Je ne vois donc ici, au mieux, que l'expression bien connue d'un discours institutionnel lissé, convenu, propre à satisfaire à la fois les chefs d'établissements et les profs docs. Les premiers ne se voient pas imposer le spectre du prof doc qui enseignerait plutôt que de laisser la porte du CDI ouverte. Les seconds, bernés par l'accumulation des fonctions ainsi énumérées et leur nom collé sur toutes les portes, ne perçoivent pas l'escamotage. Je propose que l'on fasse bien la distinction entre la « reconnaissance » (" oh ! que votre contribution est précieuse !") d'un personnel et la « prise en compte » d'une certification !

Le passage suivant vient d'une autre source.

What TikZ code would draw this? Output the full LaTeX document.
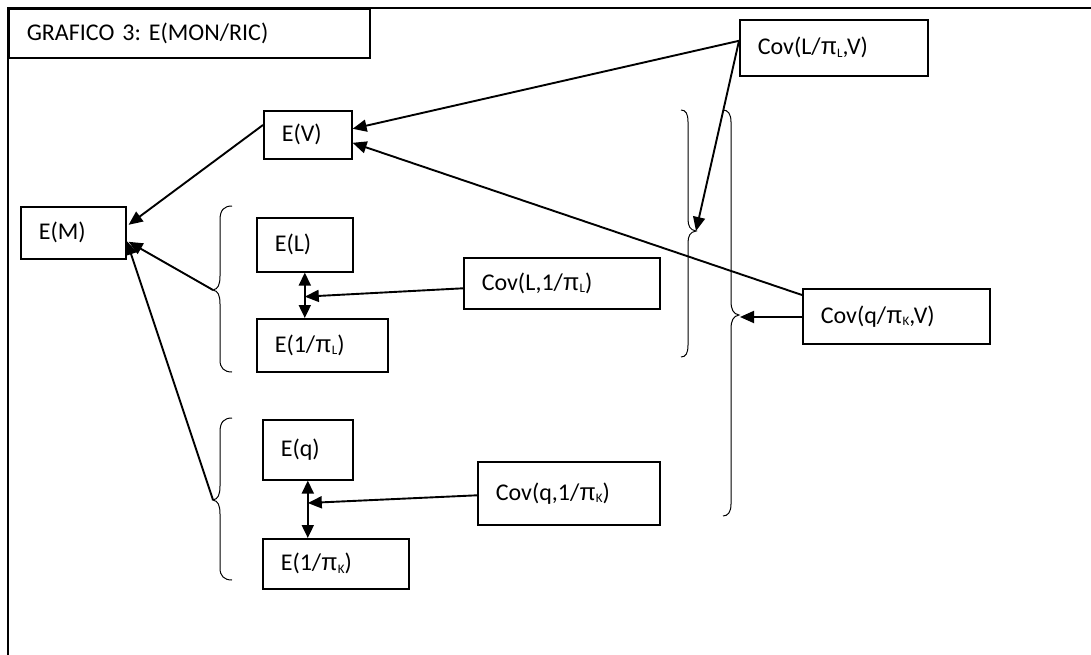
\documentclass[tikz,border=0pt]{standalone}
\usepackage{fontspec}
\setmainfont{Carlito}
\newfontfamily\pifont{Liberation Sans}
\usetikzlibrary{arrows.meta,calc}
\newcommand{\lsub}[1]{\raisebox{-0.1em}{\fontsize{13}{13}\selectfont #1}}
\newcommand{\mypi}{{\pifont π}}
\frenchspacing
\begin{document}
\begin{tikzpicture}[x=1pt,y=-1pt,
  box/.style={draw, line width=1.6pt, anchor=north west, inner xsep=18pt, inner ysep=0pt, align=left, font=\fontsize{24}{28}\selectfont},
  arr/.style={line width=1.9pt, -{Triangle[length=14pt,width=12pt]}},
  dbl/.style={line width=1.9pt, {Triangle[length=13pt,width=12pt]}-{Triangle[length=13pt,width=12pt]}},
  brace/.style={line width=1pt}]
\useasboundingbox (0,0) rectangle (1091,655);
% frame
\draw[line width=1.6pt] (8,655) -- (8,8) -- (1091,8);
% boxes
\node[box, text width=325pt, minimum height=49pt] (title) at (8,8) {GRAFICO 3: E(MON/RIC)};
\node[box, text width=52pt, minimum height=48pt] (EV) at (263,110) {E(V)};
\node[box, text width=69pt, minimum height=52pt] (EM) at (20,206) {E(M)};
\node[box, text width=60pt, minimum height=54pt] (EL) at (256,217) {E(L)};
\node[box, text width=95pt, minimum height=53pt] (E1L) at (256,318) {E(1/\mypi\lsub{L})};
\node[box, text width=160pt, minimum height=51pt] (CovL1) at (463,257) {Cov(L,1/\mypi\lsub{L})};
\node[box, text width=54pt, minimum height=60pt] (Eq) at (262,419) {E(q)};
\node[box, text width=110pt, minimum height=50pt] (E1K) at (262,538) {E(1/\mypi\lsub{K})};
\node[box, text width=146pt, minimum height=63pt] (Covq1) at (477,461) {Cov(q,1/\mypi\lsub{K})};
\node[box, text width=152pt, minimum height=56pt] (CovLV) at (739,19) {Cov(L/\mypi\lsub{L},V)};
\node[box, text width=151pt, minimum height=55pt] (CovqV) at (802,288) {Cov(q/\mypi\lsub{K},V)};
% braces
\draw[brace] (232,206) .. controls (224,206) and (220,210) .. (220,220) -- (220,276) .. controls (220,285) and (218,289) .. (213,290) .. controls (218,291) and (220,295) .. (220,304) -- (220,360) .. controls (220,368) and (224,372) .. (232,372);
\coordinate (bL) at (213,290);
\draw[brace] (232,418) .. controls (224,418) and (220,422) .. (220,432) -- (220,486) .. controls (220,495) and (218,499) .. (213,500) .. controls (218,501) and (220,505) .. (220,514) -- (220,568) .. controls (220,576) and (224,580) .. (232,580);
\coordinate (bq) at (213,500);
\draw[brace] (681,110) .. controls (686,110) and (688,114) .. (688,122) -- (688,219) .. controls (688,226) and (690,230) .. (696,231) .. controls (690,232) and (688,236) .. (688,243) -- (688,345) .. controls (688,353) and (686,357) .. (681,357);
\coordinate (bR1) at (696,231);
\draw[brace] (723,110) .. controls (728,110) and (731,114) .. (731,122) -- (731,301) .. controls (731,309) and (733,314) .. (739,315) .. controls (733,316) and (731,321) .. (731,329) -- (731,504) .. controls (731,512) and (728,516) .. (723,516);
\coordinate (bR2) at (740,317);
% connectors
\draw[arr] ($(EV.north west)+(0,15)$) -- ($(EM.east)+(2,-8)$);
\draw[arr] (bL) -- ($(EM.east)+(2,9)$);
\draw[arr] (bq) -- ($(EM.east)+(0,8)$);
\draw[dbl] (EL.south) -- (EL.south |- E1L.north);
\coordinate (mL) at ($(EL.south)!0.53!(EL.south |- E1L.north)$);
\draw[arr] ($(CovL1.west)+(0,5)$) -- (mL);
\draw[dbl] (Eq.south) -- (Eq.south |- E1K.north);
\coordinate (mq) at ($(Eq.south)!0.39!(Eq.south |- E1K.north)$);
\draw[arr] ($(Covq1.west)+(0,2)$) -- (mq);
\draw[arr] ($(CovLV.west)+(0,-7)$) -- ($(EV.east)+(0,-6)$);
\draw[arr] ($(CovLV.west)+(0,-7)$) -- (bR1);
\draw[arr] ($(CovqV.north west)+(0,7)$) -- ($(EV.east)+(0,8)$);
\draw[arr] (CovqV.west |- bR2) -- (bR2);
\end{tikzpicture}
\end{document}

Tout le monde se satisfera donc de ce texte à première lecture... en attendant la confrontation au réel à la rentrée. Mais est-il normal que l'on puisse redéfinir, au niveau académique, les missions fondamentales des professeurs documentalistes ?


NOTE :


  1. Propos écrits rapportés par un(e) collège de l'académie de Dijon sur la liste e-doc le 27 janvier dernier : "Pour info,voici la réponse faite à mon principal (qui est aussi désolé que moi) par son inspecteur à qui il avait posé la question sur une possible autonomie des profs-doc en AP et EPI : "Il n'y a pas d'opposition bien au contraire, pour associer le professeur-documentalistes aux enseignements complémentaires. Ayant pris attache de mon collègue IPR EVS pour vous confirmer ce point, je précise que le professeur documetaliste ne pourra intervenir seul devant la classe, il sera en appui du professeur d'une autre discipline sur laquelle s'appuieront les compétences travaillées. Le fonctionnement en classe, en groupe, au sein du CDI ou hors du CDI est à la diligence de l'organisation prévue. Le professeur-documentaliste pourra également traiter (comme cela se fait actuellement) l'éducation aux médias (EMI), les parcours citoyen ou avenir...dans le respect de ce cadre."